Setzke became emotional talking about her experience. She was comforted by her cast members, seeming to prove the dancers are also a group of friends.
“All of the students care so much about what we’re doing, and that’s what makes it so beautiful,” Karlen said. “I’m so proud of all the dancers in our program who are working with a great deal of heart, emotion and dedication. It makes me want to run into work everyday, not run from work.”
Junior Robert Miles Sodstrom said the group’s accomplishments would not have been feasible without Karlen’s supportive method.
“The professors don’t just work on us as dancers, but they work on us as a whole person,” Sodstrom said. “The development, not just dance wise, but personal connections with others that you don’t really talk to as much, even growing in a sense that shapes you as a person has been the most rewarding.”

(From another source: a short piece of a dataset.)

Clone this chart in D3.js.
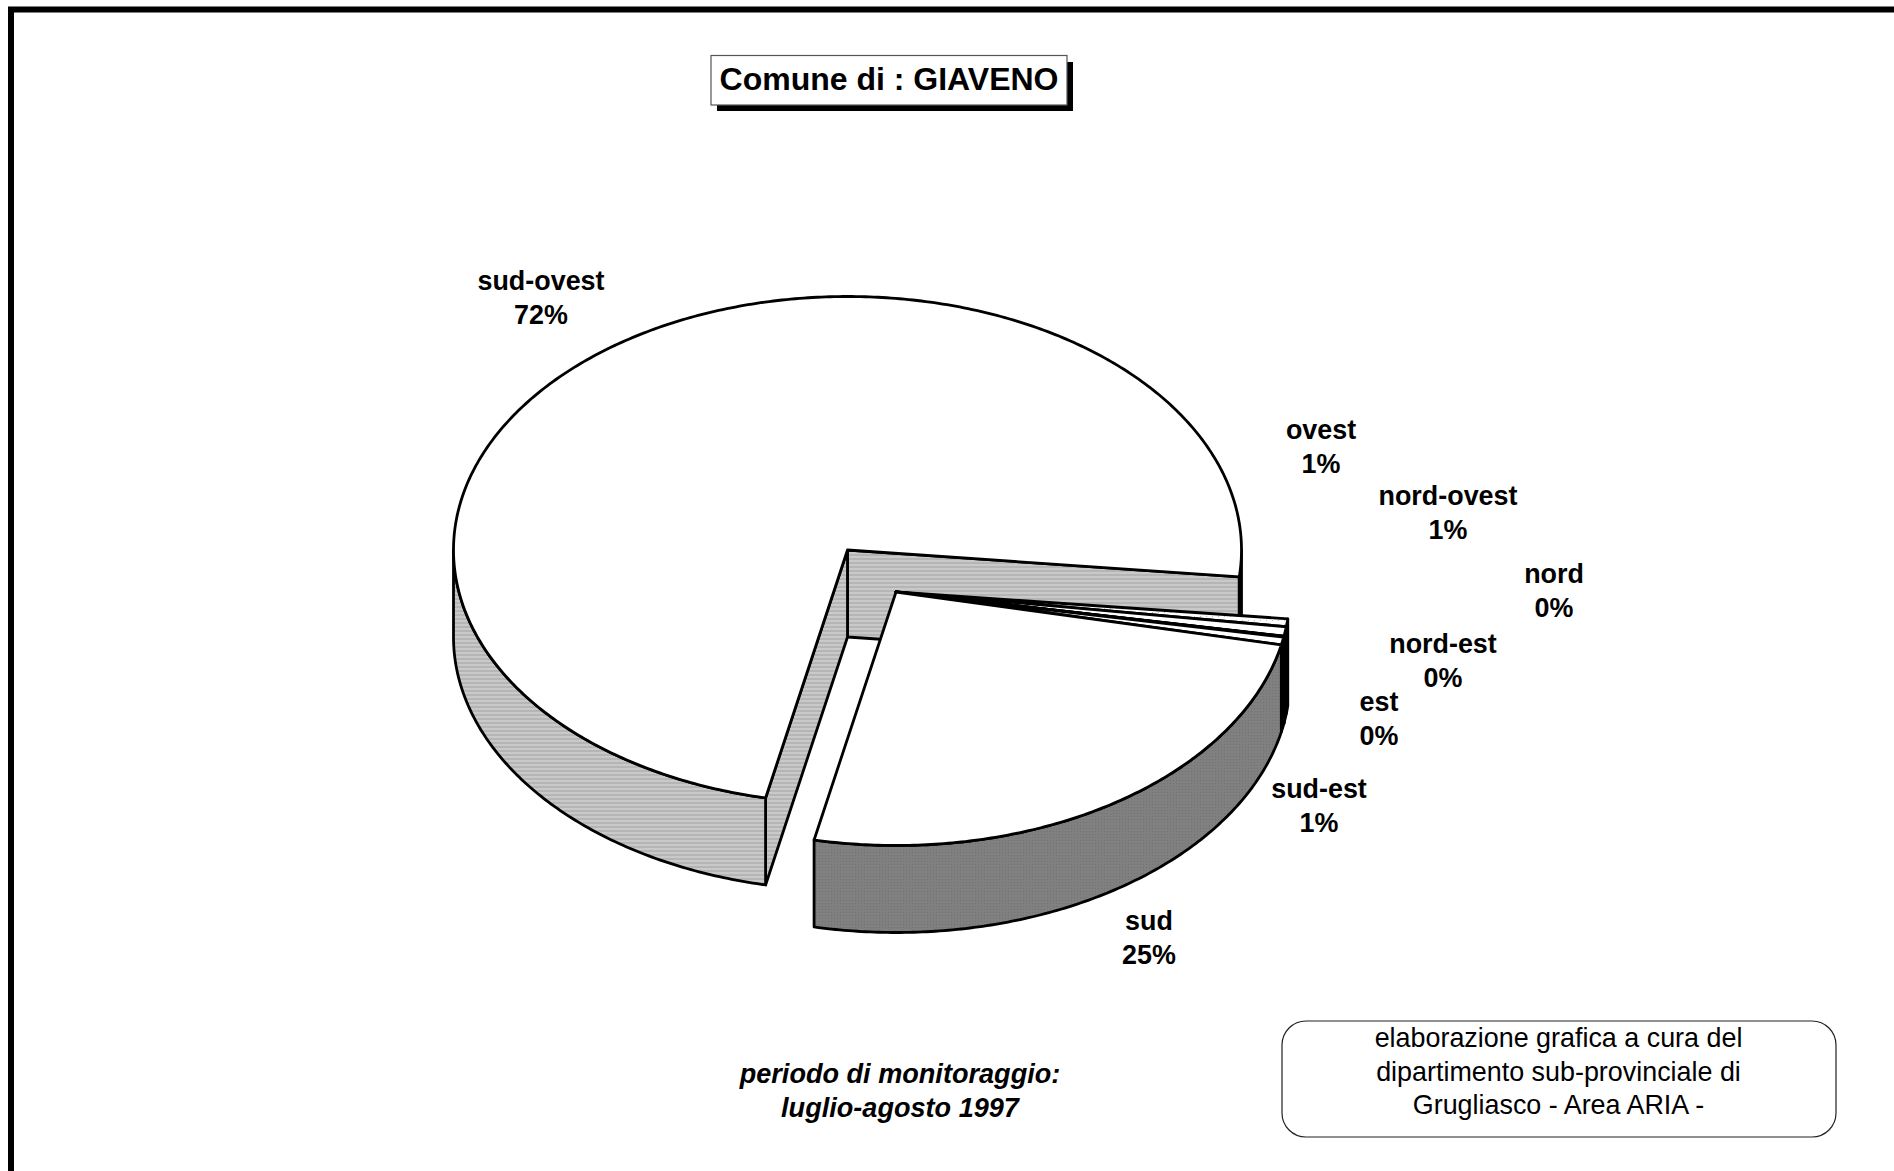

Junior Shane Donohue said he hopes audience members feel their own intrinsic reward when watching Danstage.
“I hope the audience feels accessible to dance,” Donohue said. “I think a lot of times audience members third-party view something, and then they get disconnected from it. From what we work on in the program and rehearsal, I hope they see how we’re trying to connect to a common human experience and that any audience member can get what they want from the dance. I hope they see that dance is universal.”
Michael Estanich, associate professor of dance, said his greatest reward has been watching his students’ work in the classroom translate onto the rehearsal process. Estanich has choreographed “A Place at the End of the World to Call Our Own.” Like Donohue, Estanich hopes the experience is relatable for audiences.
“If you let the material, let the experience settle inside of you, I bet you’re going to have some sort of emotional or sensorial experience,” Estanich said.
Danstage performances will be April 10-12 and April 15-18 in the Noel Fine Arts Center Studio Theatre. UWSP faculty Jeannie Hill and Scott Wirtz-Olsen, as well as renowned Chicago choreographer Autumn Eckman, have also come together to showcase their artistic works for the event.
Based on her students’ passion and progress, Karlen anticipates the audience will react warmly.
“We’re ready for their support,” Karlen said.